▶ **Exercise requirements**:
Give back the full material, exactly as it reads.

▶ **Raw data**:
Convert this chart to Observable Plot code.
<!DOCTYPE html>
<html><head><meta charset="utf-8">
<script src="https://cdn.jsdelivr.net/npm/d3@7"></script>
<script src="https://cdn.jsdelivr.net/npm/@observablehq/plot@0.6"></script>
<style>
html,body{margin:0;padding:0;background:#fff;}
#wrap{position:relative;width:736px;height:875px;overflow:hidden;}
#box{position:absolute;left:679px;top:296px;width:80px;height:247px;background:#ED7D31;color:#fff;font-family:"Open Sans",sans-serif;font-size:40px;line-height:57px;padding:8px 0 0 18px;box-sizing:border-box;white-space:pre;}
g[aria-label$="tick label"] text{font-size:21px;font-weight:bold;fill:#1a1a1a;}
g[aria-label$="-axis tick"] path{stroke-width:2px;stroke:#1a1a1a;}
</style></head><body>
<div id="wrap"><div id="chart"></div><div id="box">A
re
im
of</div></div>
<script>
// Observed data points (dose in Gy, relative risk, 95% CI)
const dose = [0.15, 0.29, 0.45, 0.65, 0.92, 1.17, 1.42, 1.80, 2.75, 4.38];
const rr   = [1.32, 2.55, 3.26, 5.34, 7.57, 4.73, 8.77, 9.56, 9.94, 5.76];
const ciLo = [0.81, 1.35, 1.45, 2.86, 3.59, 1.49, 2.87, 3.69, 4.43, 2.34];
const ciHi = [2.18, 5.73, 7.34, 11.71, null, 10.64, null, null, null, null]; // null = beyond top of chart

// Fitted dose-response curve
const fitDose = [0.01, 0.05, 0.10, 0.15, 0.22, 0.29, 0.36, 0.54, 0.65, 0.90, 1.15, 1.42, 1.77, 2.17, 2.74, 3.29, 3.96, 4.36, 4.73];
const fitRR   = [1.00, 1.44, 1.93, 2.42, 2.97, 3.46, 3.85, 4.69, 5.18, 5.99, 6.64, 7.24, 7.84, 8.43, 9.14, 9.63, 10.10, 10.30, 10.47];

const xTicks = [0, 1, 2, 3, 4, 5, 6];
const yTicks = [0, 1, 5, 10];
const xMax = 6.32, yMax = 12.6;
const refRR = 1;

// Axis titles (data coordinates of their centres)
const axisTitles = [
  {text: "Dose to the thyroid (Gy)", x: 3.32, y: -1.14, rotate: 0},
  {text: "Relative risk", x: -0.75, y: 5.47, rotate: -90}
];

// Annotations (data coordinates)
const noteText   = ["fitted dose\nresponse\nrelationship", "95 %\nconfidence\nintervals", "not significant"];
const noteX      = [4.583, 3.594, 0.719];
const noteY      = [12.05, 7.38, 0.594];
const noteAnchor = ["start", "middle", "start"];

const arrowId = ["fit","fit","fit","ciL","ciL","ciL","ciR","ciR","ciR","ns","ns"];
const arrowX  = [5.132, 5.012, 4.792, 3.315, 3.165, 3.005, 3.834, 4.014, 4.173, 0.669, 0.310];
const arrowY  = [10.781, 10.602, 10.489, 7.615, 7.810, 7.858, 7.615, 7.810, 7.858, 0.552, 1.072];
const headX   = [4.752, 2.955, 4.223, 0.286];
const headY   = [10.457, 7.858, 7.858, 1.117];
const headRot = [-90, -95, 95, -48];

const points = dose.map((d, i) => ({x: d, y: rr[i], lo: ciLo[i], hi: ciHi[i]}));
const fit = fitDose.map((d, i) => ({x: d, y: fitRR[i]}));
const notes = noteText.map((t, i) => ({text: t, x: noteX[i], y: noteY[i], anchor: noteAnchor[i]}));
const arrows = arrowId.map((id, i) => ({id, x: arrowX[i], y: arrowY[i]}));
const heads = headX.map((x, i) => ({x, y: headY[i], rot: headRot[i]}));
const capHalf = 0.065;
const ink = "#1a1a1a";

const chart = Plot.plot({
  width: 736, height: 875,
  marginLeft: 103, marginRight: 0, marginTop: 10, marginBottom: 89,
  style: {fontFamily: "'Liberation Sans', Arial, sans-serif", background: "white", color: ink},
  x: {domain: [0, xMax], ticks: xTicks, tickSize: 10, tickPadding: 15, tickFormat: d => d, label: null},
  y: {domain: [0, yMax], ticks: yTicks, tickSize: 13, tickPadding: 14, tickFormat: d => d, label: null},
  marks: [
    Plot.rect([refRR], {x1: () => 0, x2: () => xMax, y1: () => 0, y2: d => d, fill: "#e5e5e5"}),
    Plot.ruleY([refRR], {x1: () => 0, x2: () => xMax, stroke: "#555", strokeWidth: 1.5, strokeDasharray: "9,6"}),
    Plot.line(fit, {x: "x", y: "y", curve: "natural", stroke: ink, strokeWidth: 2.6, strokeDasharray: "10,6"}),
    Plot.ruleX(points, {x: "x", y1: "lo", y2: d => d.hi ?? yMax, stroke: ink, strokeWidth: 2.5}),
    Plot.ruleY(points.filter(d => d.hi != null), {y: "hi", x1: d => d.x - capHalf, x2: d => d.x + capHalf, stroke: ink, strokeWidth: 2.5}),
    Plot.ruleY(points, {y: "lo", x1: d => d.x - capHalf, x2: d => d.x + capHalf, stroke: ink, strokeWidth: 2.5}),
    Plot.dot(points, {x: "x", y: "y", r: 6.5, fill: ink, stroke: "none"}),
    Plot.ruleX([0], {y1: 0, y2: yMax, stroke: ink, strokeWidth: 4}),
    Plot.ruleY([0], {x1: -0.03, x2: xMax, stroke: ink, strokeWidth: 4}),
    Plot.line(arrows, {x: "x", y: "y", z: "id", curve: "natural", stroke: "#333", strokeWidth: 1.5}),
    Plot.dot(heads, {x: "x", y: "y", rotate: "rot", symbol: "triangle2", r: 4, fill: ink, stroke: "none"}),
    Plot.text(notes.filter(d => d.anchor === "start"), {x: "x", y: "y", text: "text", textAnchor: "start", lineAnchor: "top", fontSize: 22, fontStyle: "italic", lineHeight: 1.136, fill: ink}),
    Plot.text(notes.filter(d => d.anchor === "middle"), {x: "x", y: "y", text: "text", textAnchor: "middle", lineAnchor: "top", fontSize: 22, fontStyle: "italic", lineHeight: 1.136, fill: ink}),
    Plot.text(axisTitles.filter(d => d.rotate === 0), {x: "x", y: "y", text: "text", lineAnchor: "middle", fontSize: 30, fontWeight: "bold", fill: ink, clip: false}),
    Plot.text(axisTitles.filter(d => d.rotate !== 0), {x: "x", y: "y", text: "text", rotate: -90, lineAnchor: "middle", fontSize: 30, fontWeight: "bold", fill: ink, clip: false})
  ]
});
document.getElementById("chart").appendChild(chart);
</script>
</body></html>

▶ **Final result**:
Convert this chart to Observable Plot code.
<!DOCTYPE html>
<html><head><meta charset="utf-8">
<script src="https://cdn.jsdelivr.net/npm/d3@7"></script>
<script src="https://cdn.jsdelivr.net/npm/@observablehq/plot@0.6"></script>
<style>
html,body{margin:0;padding:0;background:#fff;}
#wrap{position:relative;width:736px;height:875px;overflow:hidden;}
#box{position:absolute;left:679px;top:296px;width:80px;height:247px;background:#ED7D31;color:#fff;font-family:"Open Sans",sans-serif;font-size:40px;line-height:57px;padding:8px 0 0 18px;box-sizing:border-box;white-space:pre;}
g[aria-label$="tick label"] text{font-size:21px;font-weight:bold;fill:#1a1a1a;}
g[aria-label$="-axis tick"] path{stroke-width:2px;stroke:#1a1a1a;}
</style></head><body>
<div id="wrap"><div id="chart"></div><div id="box">A
re
im
of</div></div>
<script>
// Observed data points (dose in Gy, relative risk, 95% CI)
const dose = [0.15, 0.29, 0.45, 0.65, 0.92, 1.17, 1.42, 1.80, 2.75, 4.38];
const rr   = [1.32, 2.55, 3.26, 5.34, 7.57, 4.73, 8.77, 9.56, 9.94, 5.76];
const ciLo = [0.81, 1.35, 1.45, 2.86, 3.59, 1.49, 2.87, 3.69, 4.43, 2.34];
const ciHi = [2.18, 5.73, 7.34, 11.71, null, 10.64, null, null, null, null]; // null = beyond top of chart

// Fitted dose-response curve
const fitDose = [0.01, 0.05, 0.10, 0.15, 0.22, 0.29, 0.36, 0.54, 0.65, 0.90, 1.15, 1.42, 1.77, 2.17, 2.74, 3.29, 3.96, 4.36, 4.73];
const fitRR   = [1.00, 1.44, 1.93, 2.42, 2.97, 3.46, 3.85, 4.69, 5.18, 5.99, 6.64, 7.24, 7.84, 8.43, 9.14, 9.63, 10.10, 10.30, 10.47];

const xTicks = [0, 1, 2, 3, 4, 5, 6];
const yTicks = [0, 1, 5, 10];
const xMax = 6.32, yMax = 12.6;
const refRR = 1;

// Axis titles (data coordinates of their centres)
const axisTitles = [
  {text: "Dose to the thyroid (Gy)", x: 3.32, y: -1.14, rotate: 0},
  {text: "Relative risk", x: -0.75, y: 5.47, rotate: -90}
];

// Annotations (data coordinates)
const noteText   = ["fitted dose\nresponse\nrelationship", "95 %\nconfidence\nintervals", "not significant"];
const noteX      = [4.583, 3.594, 0.719];
const noteY      = [12.05, 7.38, 0.594];
const noteAnchor = ["start", "middle", "start"];

const arrowId = ["fit","fit","fit","ciL","ciL","ciL","ciR","ciR","ciR","ns","ns"];
const arrowX  = [5.132, 5.012, 4.792, 3.315, 3.165, 3.005, 3.834, 4.014, 4.173, 0.669, 0.310];
const arrowY  = [10.781, 10.602, 10.489, 7.615, 7.810, 7.858, 7.615, 7.810, 7.858, 0.552, 1.072];
const headX   = [4.752, 2.955, 4.223, 0.286];
const headY   = [10.457, 7.858, 7.858, 1.117];
const headRot = [-90, -95, 95, -48];

const points = dose.map((d, i) => ({x: d, y: rr[i], lo: ciLo[i], hi: ciHi[i]}));
const fit = fitDose.map((d, i) => ({x: d, y: fitRR[i]}));
const notes = noteText.map((t, i) => ({text: t, x: noteX[i], y: noteY[i], anchor: noteAnchor[i]}));
const arrows = arrowId.map((id, i) => ({id, x: arrowX[i], y: arrowY[i]}));
const heads = headX.map((x, i) => ({x, y: headY[i], rot: headRot[i]}));
const capHalf = 0.065;
const ink = "#1a1a1a";

const chart = Plot.plot({
  width: 736, height: 875,
  marginLeft: 103, marginRight: 0, marginTop: 10, marginBottom: 89,
  style: {fontFamily: "'Liberation Sans', Arial, sans-serif", background: "white", color: ink},
  x: {domain: [0, xMax], ticks: xTicks, tickSize: 10, tickPadding: 15, tickFormat: d => d, label: null},
  y: {domain: [0, yMax], ticks: yTicks, tickSize: 13, tickPadding: 14, tickFormat: d => d, label: null},
  marks: [
    Plot.rect([refRR], {x1: () => 0, x2: () => xMax, y1: () => 0, y2: d => d, fill: "#e5e5e5"}),
    Plot.ruleY([refRR], {x1: () => 0, x2: () => xMax, stroke: "#555", strokeWidth: 1.5, strokeDasharray: "9,6"}),
    Plot.line(fit, {x: "x", y: "y", curve: "natural", stroke: ink, strokeWidth: 2.6, strokeDasharray: "10,6"}),
    Plot.ruleX(points, {x: "x", y1: "lo", y2: d => d.hi ?? yMax, stroke: ink, strokeWidth: 2.5}),
    Plot.ruleY(points.filter(d => d.hi != null), {y: "hi", x1: d => d.x - capHalf, x2: d => d.x + capHalf, stroke: ink, strokeWidth: 2.5}),
    Plot.ruleY(points, {y: "lo", x1: d => d.x - capHalf, x2: d => d.x + capHalf, stroke: ink, strokeWidth: 2.5}),
    Plot.dot(points, {x: "x", y: "y", r: 6.5, fill: ink, stroke: "none"}),
    Plot.ruleX([0], {y1: 0, y2: yMax, stroke: ink, strokeWidth: 4}),
    Plot.ruleY([0], {x1: -0.03, x2: xMax, stroke: ink, strokeWidth: 4}),
    Plot.line(arrows, {x: "x", y: "y", z: "id", curve: "natural", stroke: "#333", strokeWidth: 1.5}),
    Plot.dot(heads, {x: "x", y: "y", rotate: "rot", symbol: "triangle2", r: 4, fill: ink, stroke: "none"}),
    Plot.text(notes.filter(d => d.anchor === "start"), {x: "x", y: "y", text: "text", textAnchor: "start", lineAnchor: "top", fontSize: 22, fontStyle: "italic", lineHeight: 1.136, fill: ink}),
    Plot.text(notes.filter(d => d.anchor === "middle"), {x: "x", y: "y", text: "text", textAnchor: "middle", lineAnchor: "top", fontSize: 22, fontStyle: "italic", lineHeight: 1.136, fill: ink}),
    Plot.text(axisTitles.filter(d => d.rotate === 0), {x: "x", y: "y", text: "text", lineAnchor: "middle", fontSize: 30, fontWeight: "bold", fill: ink, clip: false}),
    Plot.text(axisTitles.filter(d => d.rotate !== 0), {x: "x", y: "y", text: "text", rotate: -90, lineAnchor: "middle", fontSize: 30, fontWeight: "bold", fill: ink, clip: false})
  ]
});
document.getElementById("chart").appendChild(chart);
</script>
</body></html>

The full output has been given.